If it were any other writer, today’s unfolding of events in an anonymous bank vault in Zurich would be described as Kafkaesque. But the latest twist in a legal battle over the estate of Franz Kafka probably deserves some other adjective.
Four deposit boxes were pried open. Inside were manuscripts, drawings and letters from the Czech writer that had been locked away for more than 50 years, as Kafka experts around the world waited with baited breath. But the expectant Kafka enthusiasts, historians and critics will have to wait longer, after two Israeli sisters who insist they own the papers by inheritance from their mother banned all reporting of the boxes’ contents.
They were opened on the orders of Talia Koppelman, a judge from the Tel Aviv family court. Last week she also ordered the opening of six safety deposit boxes in Israeli banks containing other Kafka works.
Today’s unlocking at Zurich’s UBS bank of safes sealed since 1956 was attended by lawyers representing, on one side, Eve and Ruth Hoffe and the German literature archive, and, on the other, the state of Israel and its national library.
Update from Guardian UK and some background on the case .
bated, bated, bated…
It is bated breath, not baited breath. They did not have herring-breath, their breath was abated, as in paused. Sorry, this is a particular pet peeve of mine.
Bated vs. baited
The correct spelling is actually bated breath but it’s so common these days to see it written as baited breath that there’s every chance that it will soon become the usual form, to the disgust of conservative speakers and the confusion of dictionary writers.
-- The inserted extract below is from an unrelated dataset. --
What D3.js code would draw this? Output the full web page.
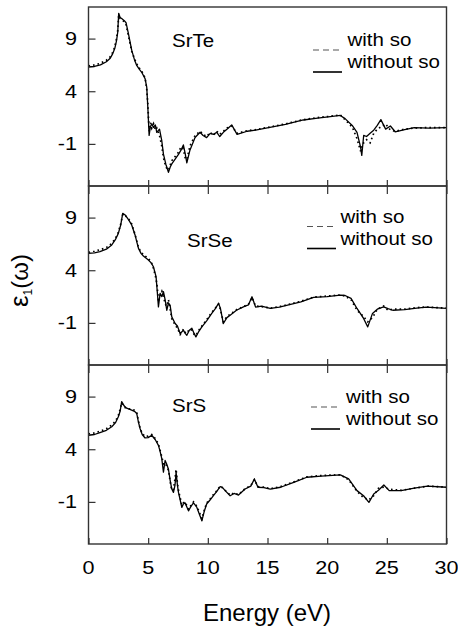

Examples in newspapers and magazines are legion; this one appeared in the Daily Mirror on 12 April 2003: “She hasn’t responded yet but Michael is waiting with baited breath”.
It’s easy to mock, but there’s a real problem here. Bated and baited sound the same and we no longer use bated (let alone the verb to bate), outside this one set phrase, which has become an idiom. Confusion is almost inevitable. Bated here is a contraction of abated through loss of the unstressed first vowel (a process called aphesis); it means “reduced, lessened, lowered in force”. So bated breath refers to a state in which you almost stop breathing as a result of some strong emotion, such as terror or awe.